By 2022, 5G will be 3.4 percent of connections but 11.8 percent of total traffic. By 2022, a 5G connection will generate 2.6 times more traffic than the average 4G connection.

By 2022, nearly three-quarters of all devices connected to the mobile network will be “smart” devices. Globally, 72.8 percent of mobile devices will be smart devices by 2022, up from 52.8 percent in 2017. The vast majority of mobile data traffic (99 percent) will originate from these smart devices by 2022, up from 92 percent in 2017.

By 2022, 76 percent of all global mobile devices could potentially be capable of connecting to an IPv6 mobile network. There will be 9.4 billion IPv6-capable devices by 2022.

Nearly four-fifths of the world’s mobile data traffic will be video by 2022. Mobile video will increase 9-fold between 2017 and 2022, accounting for 79 percent of total mobile data traffic by the end of the forecast period.

By 2022, mobile-connected tablets and PCs will generate 6.8 GB of traffic per month on average, a doubling over the 2017 average of 3.3 GB per month. Aggregate traffic associated with PCs and tablets will be three and a half times greater than it is today, with a CAGR of 28 percent.

The average smartphone will generate 11 GB of traffic per month by 2022, more than a four and a half-fold increase over the 2017 average of 2 GB per month. By 2022, aggregate smartphone traffic will be seven times greater than it is today, with a CAGR of 48 percent.

By 2017, 59 percent of all traffic from mobile-connected devices (111 exabytes) will be offloaded to the fixed network by means of Wi-Fi devices and femtocells each month. Of all IP traffic (fixed and mobile) in 2022, 51% will be Wi-Fi, 29% will be wired, and 20% will be mobile.

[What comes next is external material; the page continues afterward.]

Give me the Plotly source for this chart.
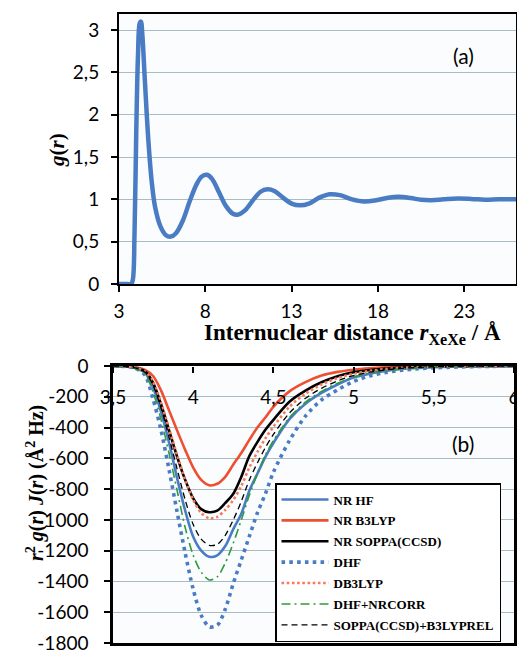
import plotly.graph_objects as go

# ---------- panel (a): radial distribution function ----------
r_a = [3.0, 3.5, 3.7, 3.8, 3.9, 4.0, 4.1, 4.2, 4.27, 4.35, 4.5, 4.7, 4.9, 5.1, 5.4, 5.7,
       6.0, 6.3, 6.7, 7.1, 7.5, 7.8, 8.1, 8.4, 8.8, 9.2, 9.6, 9.9, 10.3, 10.8, 11.2,
       11.6, 12.0, 12.5, 13.0, 13.5, 14.0, 14.6, 15.2, 15.8, 16.5, 17.2, 17.9, 18.6,
       19.2, 19.9, 20.5, 21.1, 21.8, 22.6, 23.4, 24.2, 25.0, 26.0]
g_a = [0.0, 0.0, 0.0, 0.05, 0.6, 1.8, 2.7, 3.08, 3.1, 2.95, 2.4, 1.7, 1.2, 0.9, 0.68, 0.58,
       0.56, 0.6, 0.75, 0.98, 1.18, 1.27, 1.29, 1.24, 1.08, 0.92, 0.83, 0.82, 0.87, 1.0, 1.09,
       1.12, 1.1, 1.02, 0.95, 0.93, 0.95, 1.02, 1.06, 1.05, 1.0, 0.975, 0.99, 1.02,
       1.03, 1.015, 0.995, 0.99, 1.0, 1.01, 1.005, 0.995, 1.0, 1.0]

xticks_a = [3, 8, 13, 18, 23]
yticks_a = [0, 0.5, 1, 1.5, 2, 2.5, 3]
yticktext_a = ["0", "0,5", "1", "1,5", "2", "2,5", "3"]

# ---------- panel (b): r^2 g(r) J(r) ----------
r_b = [3.5, 3.6, 3.65, 3.7, 3.75, 3.8, 3.85, 3.9, 3.95, 4.0, 4.05, 4.1, 4.15, 4.2, 4.25,
       4.3, 4.35, 4.4, 4.45, 4.5, 4.6, 4.7, 4.8, 4.9, 5.0, 5.1, 5.2, 5.3, 5.4, 5.5, 5.6,
       5.7, 5.8, 5.9, 6.0]

nr_hf = [0, -5, -18, -45, -140, -300, -500, -730, -940, -1110, -1200, -1240, -1230, -1170, -1060,
         -960, -810, -700, -590, -500, -345, -245, -175, -120, -75, -50, -32, -20, -13, -8, -5,
         -3, -2, -1, 0]
nr_b3lyp = [0, -3, -10, -25, -65, -160, -290, -420, -545, -660, -740, -775, -765, -720, -640,
            -565, -480, -400, -335, -265, -165, -105, -62, -38, -24, -15, -9, -5, -3, -2, -1,
            0, 0, 0, 0]
nr_soppa = [0, -4, -14, -35, -110, -250, -420, -590, -740, -860, -930, -950, -940, -890, -830,
            -720, -585, -495, -415, -350, -232, -160, -106, -66, -40, -26, -16, -10, -6, -4, -2,
            -1, 0, 0, 0]
dhf = [0, -5, -20, -60, -215, -420, -676, -950, -1215, -1451, -1620, -1695, -1685, -1580, -1412,
       -1260, -1107, -955, -830, -690, -485, -325, -220, -155, -100, -65, -42, -28, -18, -12, -8,
       -5, -3, -2, -1]
db3lyp = [0, -4, -14, -35, -105, -240, -410, -580, -740, -870, -955, -990, -980, -935, -870,
          -780, -660, -560, -470, -395, -265, -180, -120, -78, -50, -32, -20, -12, -7, -4, -2,
          -1, 0, 0, 0]
dhf_nrcorr = [0, -6, -20, -50, -170, -350, -570, -810, -1050, -1230, -1340, -1390, -1370, -1280, -1150,
              -1000, -840, -700, -580, -485, -335, -235, -165, -112, -72, -47, -30, -19, -12, -7, -4,
              -2, -1, 0, 0]
soppa_b3lyprel = [0, -5, -16, -40, -125, -275, -465, -670, -870, -1030, -1125, -1165, -1160, -1100, -1000,
                  -880, -740, -630, -530, -445, -305, -210, -145, -97, -62, -40, -25, -15, -9, -5, -3,
                  -1, 0, 0, 0]

series_names = ["NR HF", "NR B3LYP", "NR SOPPA(CCSD)", "DHF", "DB3LYP", "DHF+NRCORR",
                "SOPPA(CCSD)+B3LYPREL"]
series_values = [nr_hf, nr_b3lyp, nr_soppa, dhf, db3lyp, dhf_nrcorr, soppa_b3lyprel]

xticks_b = [3.5, 4, 4.5, 5, 5.5, 6]
xticktext_b = ["3,5", "4", "4,5", "5", "5,5", "6"]
yticks_b = [0, -200, -400, -600, -800, -1000, -1200, -1400, -1600, -1800]
yticktext_b = ["0", "-200", "-400", "-600", "-800", "-1000", "-1200", "-1400", "-1600", "-1800"]

# ---------- styles ----------
BLUE = "#4a7cc4"
RED = "#ee4f30"
LRED = "#f47a5c"
GREEN = "#2f9a3c"
styles = [
    dict(color=BLUE, width=2.6, dash="solid"),
    dict(color=RED, width=2.6, dash="solid"),
    dict(color="black", width=2.6, dash="solid"),
    dict(color=BLUE, width=3.6, dash="3.6px,4.2px"),
    dict(color=LRED, width=2.6, dash="2.6px,2.6px"),
    dict(color=GREEN, width=1.6, dash="9px,4px,2px,4px"),
    dict(color="black", width=1.3, dash="6px,4px"),
]

W, H = 517, 650
def px_x(p):
    return p / W
def px_y(p):
    return 1 - p / H

TICKFONT = dict(family="Lato, Liberation Sans, sans-serif", size=19, color="black")
SERIF = "Liberation Serif, DejaVu Serif, serif"
GRID = "#a9bcc4"

fig = go.Figure()

fig.add_trace(go.Scatter(x=r_a, y=g_a, mode="lines", line=dict(color=BLUE, width=4.5, shape="spline"),
                         showlegend=False, xaxis="x", yaxis="y"))

for name, vals, st in zip(series_names, series_values, styles):
    fig.add_trace(go.Scatter(x=r_b, y=vals, mode="lines", name=name, legendgroup=name,
                             line=dict(color=st["color"], width=st["width"], dash=st["dash"],
                                       shape="spline", smoothing=0.8),
                             xaxis="x2", yaxis="y2"))

# invisible carrier trace so the top tick-label axis of panel (b) is drawn
fig.add_trace(go.Scatter(x=r_b, y=nr_hf, mode="lines", line=dict(width=0), opacity=0,
                         showlegend=False, hoverinfo="skip", xaxis="x3", yaxis="y2"))

def ann(text, x, y, size, family, angle=0):
    return dict(text=text, x=px_x(x), y=px_y(y), xref="paper", yref="paper", showarrow=False,
                xanchor="center", yanchor="middle", textangle=angle,
                font=dict(family=family, size=size, color="black"))

XB = [px_x(113), px_x(514)]

fig.update_layout(
    template="none",
    width=W, height=H,
    margin=dict(l=0, r=0, t=0, b=0, autoexpand=False),
    paper_bgcolor="white",
    plot_bgcolor="#fbfcfe",
    separators=", ",
    xaxis=dict(domain=[px_x(119), px_x(516)], range=[3, 26], anchor="y", automargin=False,
               tickvals=xticks_a, ticks="outside", ticklen=6, tickwidth=2, tickcolor="black",
               showline=True, mirror=True, linecolor="black", linewidth=2,
               showgrid=False, zeroline=False, tickfont=TICKFONT, ticklabelstandoff=3),
    yaxis=dict(domain=[px_y(284), px_y(14)], range=[0, 3.19], anchor="x", automargin=False,
               tickvals=yticks_a, ticktext=yticktext_a, ticks="outside", ticklen=6, tickwidth=2,
               tickcolor="black", showline=True, mirror=True, linecolor="black", linewidth=2,
               showgrid=True, gridcolor=GRID, gridwidth=1, zeroline=False, tickfont=TICKFONT,
               ticklabelstandoff=8),
    xaxis2=dict(domain=XB, range=[3.5, 6], anchor="y2", automargin=False,
                showticklabels=False, ticks="",
                showline=True, mirror=True, linecolor="black", linewidth=2.5,
                showgrid=False, zeroline=False),
    xaxis3=dict(domain=XB, range=[3.5, 6], overlaying="x2", anchor="free", position=px_y(366),
                side="bottom", automargin=False,
                tickvals=xticks_b, ticktext=xticktext_b, ticks="outside", ticklen=6, tickwidth=2,
                tickcolor="black", showline=False, showgrid=False, zeroline=False,
                tickfont=TICKFONT, ticklabelstandoff=8, ticklabeloverflow="allow"),
    yaxis2=dict(domain=[px_y(643), px_y(366)], range=[-1800, 0], anchor="x2", automargin=False,
                tickvals=yticks_b, ticktext=yticktext_b, ticks="outside", ticklen=6, tickwidth=2,
                tickcolor="black", showline=True, mirror=True, linecolor="black", linewidth=2.5,
                showgrid=True, gridcolor=GRID, gridwidth=1, zeroline=False, tickfont=TICKFONT,
                ticklabelstandoff=12, ticklabeloverflow="allow"),
    legend=dict(x=px_x(275), y=px_y(483), xanchor="left", yanchor="top",
                bgcolor="white", bordercolor="black", borderwidth=1.5,
                font=dict(family=SERIF, size=13, color="black", weight="bold"),
                tracegroupgap=1.0, itemwidth=47, entrywidth=170, entrywidthmode="pixels"),
    annotations=[
        ann("(a)", 463, 55, 21, "Lato, Liberation Sans, sans-serif"),
        ann("(b)", 463, 443, 21, "Lato, Liberation Sans, sans-serif"),
        ann("<b>Internuclear distance <i>r</i><sub>XeXe</sub> / Å</b>", 352, 334, 23, SERIF),
        ann("<b><i>g</i>(<i>r</i>)</b>", 57, 150, 21, SERIF, -90),
        ann("<b><i>r</i><sup>2</sup> <i>g</i>(<i>r</i>) <i>J</i>(<i>r</i>) (Å<sup>2</sup> Hz)</b>",
            35, 483, 20, SERIF, -90),
    ],
)

fig.write_html("out.html", config={"displayModeBar": False},
               post_script="document.body.style.margin='0';document.body.style.overflow='hidden';")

The Middle East and Africa will have the strongest mobile data traffic growth of any region with a 56 percent CAGR. This region will be followed by Asia Pacific at 49 percent and Latin America at 43 percent.

China’s mobile traffic surpassed that of the United States by the end of 2017. China’s mobile traffic reached nearly 2 exabytes per month by the end of 2017, and mobile traffic in the United States was 1.2 exabytes per month.